• **Task instructions**
Exclude the pictures and return every line exactly as written.

• **Dataset section**
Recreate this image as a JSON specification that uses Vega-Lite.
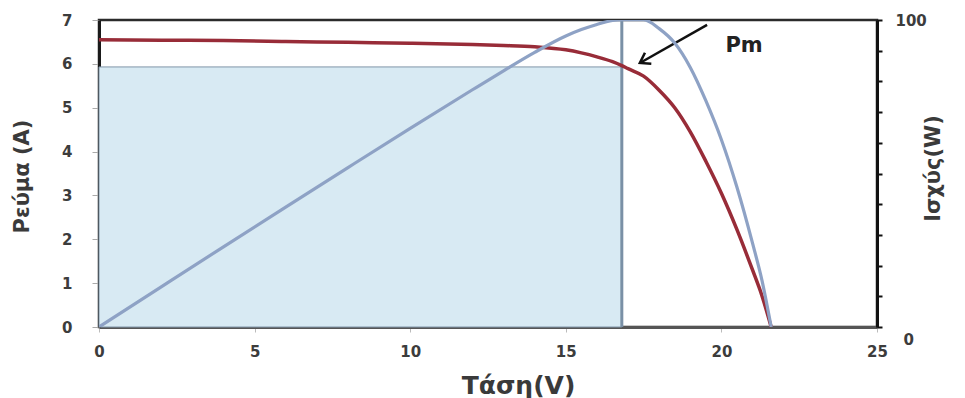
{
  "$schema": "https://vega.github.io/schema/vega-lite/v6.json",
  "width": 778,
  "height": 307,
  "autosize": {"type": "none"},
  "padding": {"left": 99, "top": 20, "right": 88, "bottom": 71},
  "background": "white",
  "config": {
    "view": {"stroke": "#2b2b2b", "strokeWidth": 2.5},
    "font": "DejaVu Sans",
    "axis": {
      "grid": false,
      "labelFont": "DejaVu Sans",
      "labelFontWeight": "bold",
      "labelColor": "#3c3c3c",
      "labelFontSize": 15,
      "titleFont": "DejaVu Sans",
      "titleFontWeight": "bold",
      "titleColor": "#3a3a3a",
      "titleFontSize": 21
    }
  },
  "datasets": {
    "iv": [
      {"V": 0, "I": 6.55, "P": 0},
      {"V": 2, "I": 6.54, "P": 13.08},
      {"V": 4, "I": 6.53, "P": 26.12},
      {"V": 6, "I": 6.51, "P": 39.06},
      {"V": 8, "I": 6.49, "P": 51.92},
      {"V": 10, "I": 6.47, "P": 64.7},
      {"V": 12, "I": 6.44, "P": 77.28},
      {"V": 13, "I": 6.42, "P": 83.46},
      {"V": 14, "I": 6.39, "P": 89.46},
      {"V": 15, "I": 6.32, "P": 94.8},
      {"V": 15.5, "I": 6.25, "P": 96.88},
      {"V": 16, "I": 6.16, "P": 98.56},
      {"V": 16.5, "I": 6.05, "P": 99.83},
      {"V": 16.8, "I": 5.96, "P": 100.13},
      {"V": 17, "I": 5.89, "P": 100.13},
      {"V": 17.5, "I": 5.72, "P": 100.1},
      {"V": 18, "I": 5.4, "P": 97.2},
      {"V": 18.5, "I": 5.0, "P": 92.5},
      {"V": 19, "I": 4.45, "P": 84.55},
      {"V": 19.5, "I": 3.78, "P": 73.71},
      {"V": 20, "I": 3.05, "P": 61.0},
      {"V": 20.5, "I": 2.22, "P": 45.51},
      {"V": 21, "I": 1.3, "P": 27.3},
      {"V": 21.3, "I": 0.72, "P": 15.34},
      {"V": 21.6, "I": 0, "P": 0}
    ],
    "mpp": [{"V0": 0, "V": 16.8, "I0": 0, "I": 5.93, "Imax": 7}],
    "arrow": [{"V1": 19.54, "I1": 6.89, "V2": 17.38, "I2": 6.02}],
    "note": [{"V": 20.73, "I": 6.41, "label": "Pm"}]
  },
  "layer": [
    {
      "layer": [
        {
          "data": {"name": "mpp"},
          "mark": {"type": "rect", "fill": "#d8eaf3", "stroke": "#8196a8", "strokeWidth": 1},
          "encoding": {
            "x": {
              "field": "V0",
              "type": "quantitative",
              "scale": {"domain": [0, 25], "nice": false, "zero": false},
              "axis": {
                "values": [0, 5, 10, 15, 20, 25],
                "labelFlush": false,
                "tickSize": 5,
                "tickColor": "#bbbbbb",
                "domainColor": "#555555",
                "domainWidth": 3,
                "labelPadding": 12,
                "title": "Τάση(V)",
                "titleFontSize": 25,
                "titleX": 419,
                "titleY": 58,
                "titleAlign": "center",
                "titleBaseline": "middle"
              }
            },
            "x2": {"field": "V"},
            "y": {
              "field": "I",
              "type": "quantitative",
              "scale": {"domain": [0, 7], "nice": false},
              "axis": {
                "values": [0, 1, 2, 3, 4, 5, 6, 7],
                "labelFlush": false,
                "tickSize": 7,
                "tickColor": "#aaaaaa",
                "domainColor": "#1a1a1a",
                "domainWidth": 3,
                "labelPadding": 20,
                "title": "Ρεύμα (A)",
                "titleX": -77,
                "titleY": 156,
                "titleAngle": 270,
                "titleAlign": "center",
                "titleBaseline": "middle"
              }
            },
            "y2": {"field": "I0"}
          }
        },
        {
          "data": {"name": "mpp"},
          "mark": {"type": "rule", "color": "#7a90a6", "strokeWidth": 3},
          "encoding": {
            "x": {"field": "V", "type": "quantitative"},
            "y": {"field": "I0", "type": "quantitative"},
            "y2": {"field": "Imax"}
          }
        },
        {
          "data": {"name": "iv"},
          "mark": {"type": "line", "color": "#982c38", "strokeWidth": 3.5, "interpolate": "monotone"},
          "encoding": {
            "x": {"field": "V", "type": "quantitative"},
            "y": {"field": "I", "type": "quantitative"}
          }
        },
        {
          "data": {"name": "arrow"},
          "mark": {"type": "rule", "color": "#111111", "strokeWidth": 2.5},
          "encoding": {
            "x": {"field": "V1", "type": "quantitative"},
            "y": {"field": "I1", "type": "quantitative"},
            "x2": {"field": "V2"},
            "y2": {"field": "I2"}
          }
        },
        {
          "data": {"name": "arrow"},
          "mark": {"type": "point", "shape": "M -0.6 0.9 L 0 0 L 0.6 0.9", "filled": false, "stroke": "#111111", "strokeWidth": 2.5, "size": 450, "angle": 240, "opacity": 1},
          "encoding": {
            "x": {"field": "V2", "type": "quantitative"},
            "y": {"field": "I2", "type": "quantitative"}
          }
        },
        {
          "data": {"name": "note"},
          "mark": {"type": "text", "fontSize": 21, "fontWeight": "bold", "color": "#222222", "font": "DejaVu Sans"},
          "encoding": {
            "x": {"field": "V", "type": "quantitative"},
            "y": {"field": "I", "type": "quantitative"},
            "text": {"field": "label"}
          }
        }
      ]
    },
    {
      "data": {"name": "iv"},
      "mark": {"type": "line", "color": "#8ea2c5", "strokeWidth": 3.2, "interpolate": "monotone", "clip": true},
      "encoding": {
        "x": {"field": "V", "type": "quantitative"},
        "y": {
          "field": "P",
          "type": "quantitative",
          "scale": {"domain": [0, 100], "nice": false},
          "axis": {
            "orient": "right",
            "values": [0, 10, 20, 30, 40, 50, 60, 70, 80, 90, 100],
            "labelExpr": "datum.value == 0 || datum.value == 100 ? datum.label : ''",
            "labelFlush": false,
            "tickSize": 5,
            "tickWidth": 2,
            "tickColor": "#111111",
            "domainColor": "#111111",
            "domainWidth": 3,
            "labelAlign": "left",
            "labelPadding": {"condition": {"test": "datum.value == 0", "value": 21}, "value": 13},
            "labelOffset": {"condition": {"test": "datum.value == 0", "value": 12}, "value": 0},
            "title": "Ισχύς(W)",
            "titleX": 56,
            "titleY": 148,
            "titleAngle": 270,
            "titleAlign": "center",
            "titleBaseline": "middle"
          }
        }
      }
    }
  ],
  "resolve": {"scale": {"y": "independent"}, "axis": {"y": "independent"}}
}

• **Exercise answer**
Recreate this image as a JSON specification that uses Vega-Lite.
{
  "$schema": "https://vega.github.io/schema/vega-lite/v6.json",
  "width": 778,
  "height": 307,
  "autosize": {"type": "none"},
  "padding": {"left": 99, "top": 20, "right": 88, "bottom": 71},
  "background": "white",
  "config": {
    "view": {"stroke": "#2b2b2b", "strokeWidth": 2.5},
    "font": "DejaVu Sans",
    "axis": {
      "grid": false,
      "labelFont": "DejaVu Sans",
      "labelFontWeight": "bold",
      "labelColor": "#3c3c3c",
      "labelFontSize": 15,
      "titleFont": "DejaVu Sans",
      "titleFontWeight": "bold",
      "titleColor": "#3a3a3a",
      "titleFontSize": 21
    }
  },
  "datasets": {
    "iv": [
      {"V": 0, "I": 6.55, "P": 0},
      {"V": 2, "I": 6.54, "P": 13.08},
      {"V": 4, "I": 6.53, "P": 26.12},
      {"V": 6, "I": 6.51, "P": 39.06},
      {"V": 8, "I": 6.49, "P": 51.92},
      {"V": 10, "I": 6.47, "P": 64.7},
      {"V": 12, "I": 6.44, "P": 77.28},
      {"V": 13, "I": 6.42, "P": 83.46},
      {"V": 14, "I": 6.39, "P": 89.46},
      {"V": 15, "I": 6.32, "P": 94.8},
      {"V": 15.5, "I": 6.25, "P": 96.88},
      {"V": 16, "I": 6.16, "P": 98.56},
      {"V": 16.5, "I": 6.05, "P": 99.83},
      {"V": 16.8, "I": 5.96, "P": 100.13},
      {"V": 17, "I": 5.89, "P": 100.13},
      {"V": 17.5, "I": 5.72, "P": 100.1},
      {"V": 18, "I": 5.4, "P": 97.2},
      {"V": 18.5, "I": 5.0, "P": 92.5},
      {"V": 19, "I": 4.45, "P": 84.55},
      {"V": 19.5, "I": 3.78, "P": 73.71},
      {"V": 20, "I": 3.05, "P": 61.0},
      {"V": 20.5, "I": 2.22, "P": 45.51},
      {"V": 21, "I": 1.3, "P": 27.3},
      {"V": 21.3, "I": 0.72, "P": 15.34},
      {"V": 21.6, "I": 0, "P": 0}
    ],
    "mpp": [{"V0": 0, "V": 16.8, "I0": 0, "I": 5.93, "Imax": 7}],
    "arrow": [{"V1": 19.54, "I1": 6.89, "V2": 17.38, "I2": 6.02}],
    "note": [{"V": 20.73, "I": 6.41, "label": "Pm"}]
  },
  "layer": [
    {
      "layer": [
        {
          "data": {"name": "mpp"},
          "mark": {"type": "rect", "fill": "#d8eaf3", "stroke": "#8196a8", "strokeWidth": 1},
          "encoding": {
            "x": {
              "field": "V0",
              "type": "quantitative",
              "scale": {"domain": [0, 25], "nice": false, "zero": false},
              "axis": {
                "values": [0, 5, 10, 15, 20, 25],
                "labelFlush": false,
                "tickSize": 5,
                "tickColor": "#bbbbbb",
                "domainColor": "#555555",
                "domainWidth": 3,
                "labelPadding": 12,
                "title": "Τάση(V)",
                "titleFontSize": 25,
                "titleX": 419,
                "titleY": 58,
                "titleAlign": "center",
                "titleBaseline": "middle"
              }
            },
            "x2": {"field": "V"},
            "y": {
              "field": "I",
              "type": "quantitative",
              "scale": {"domain": [0, 7], "nice": false},
              "axis": {
                "values": [0, 1, 2, 3, 4, 5, 6, 7],
                "labelFlush": false,
                "tickSize": 7,
                "tickColor": "#aaaaaa",
                "domainColor": "#1a1a1a",
                "domainWidth": 3,
                "labelPadding": 20,
                "title": "Ρεύμα (A)",
                "titleX": -77,
                "titleY": 156,
                "titleAngle": 270,
                "titleAlign": "center",
                "titleBaseline": "middle"
              }
            },
            "y2": {"field": "I0"}
          }
        },
        {
          "data": {"name": "mpp"},
          "mark": {"type": "rule", "color": "#7a90a6", "strokeWidth": 3},
          "encoding": {
            "x": {"field": "V", "type": "quantitative"},
            "y": {"field": "I0", "type": "quantitative"},
            "y2": {"field": "Imax"}
          }
        },
        {
          "data": {"name": "iv"},
          "mark": {"type": "line", "color": "#982c38", "strokeWidth": 3.5, "interpolate": "monotone"},
          "encoding": {
            "x": {"field": "V", "type": "quantitative"},
            "y": {"field": "I", "type": "quantitative"}
          }
        },
        {
          "data": {"name": "arrow"},
          "mark": {"type": "rule", "color": "#111111", "strokeWidth": 2.5},
          "encoding": {
            "x": {"field": "V1", "type": "quantitative"},
            "y": {"field": "I1", "type": "quantitative"},
            "x2": {"field": "V2"},
            "y2": {"field": "I2"}
          }
        },
        {
          "data": {"name": "arrow"},
          "mark": {"type": "point", "shape": "M -0.6 0.9 L 0 0 L 0.6 0.9", "filled": false, "stroke": "#111111", "strokeWidth": 2.5, "size": 450, "angle": 240, "opacity": 1},
          "encoding": {
            "x": {"field": "V2", "type": "quantitative"},
            "y": {"field": "I2", "type": "quantitative"}
          }
        },
        {
          "data": {"name": "note"},
          "mark": {"type": "text", "fontSize": 21, "fontWeight": "bold", "color": "#222222", "font": "DejaVu Sans"},
          "encoding": {
            "x": {"field": "V", "type": "quantitative"},
            "y": {"field": "I", "type": "quantitative"},
            "text": {"field": "label"}
          }
        }
      ]
    },
    {
      "data": {"name": "iv"},
      "mark": {"type": "line", "color": "#8ea2c5", "strokeWidth": 3.2, "interpolate": "monotone", "clip": true},
      "encoding": {
        "x": {"field": "V", "type": "quantitative"},
        "y": {
          "field": "P",
          "type": "quantitative",
          "scale": {"domain": [0, 100], "nice": false},
          "axis": {
            "orient": "right",
            "values": [0, 10, 20, 30, 40, 50, 60, 70, 80, 90, 100],
            "labelExpr": "datum.value == 0 || datum.value == 100 ? datum.label : ''",
            "labelFlush": false,
            "tickSize": 5,
            "tickWidth": 2,
            "tickColor": "#111111",
            "domainColor": "#111111",
            "domainWidth": 3,
            "labelAlign": "left",
            "labelPadding": {"condition": {"test": "datum.value == 0", "value": 21}, "value": 13},
            "labelOffset": {"condition": {"test": "datum.value == 0", "value": 12}, "value": 0},
            "title": "Ισχύς(W)",
            "titleX": 56,
            "titleY": 148,
            "titleAngle": 270,
            "titleAlign": "center",
            "titleBaseline": "middle"
          }
        }
      }
    }
  ],
  "resolve": {"scale": {"y": "independent"}, "axis": {"y": "independent"}}
}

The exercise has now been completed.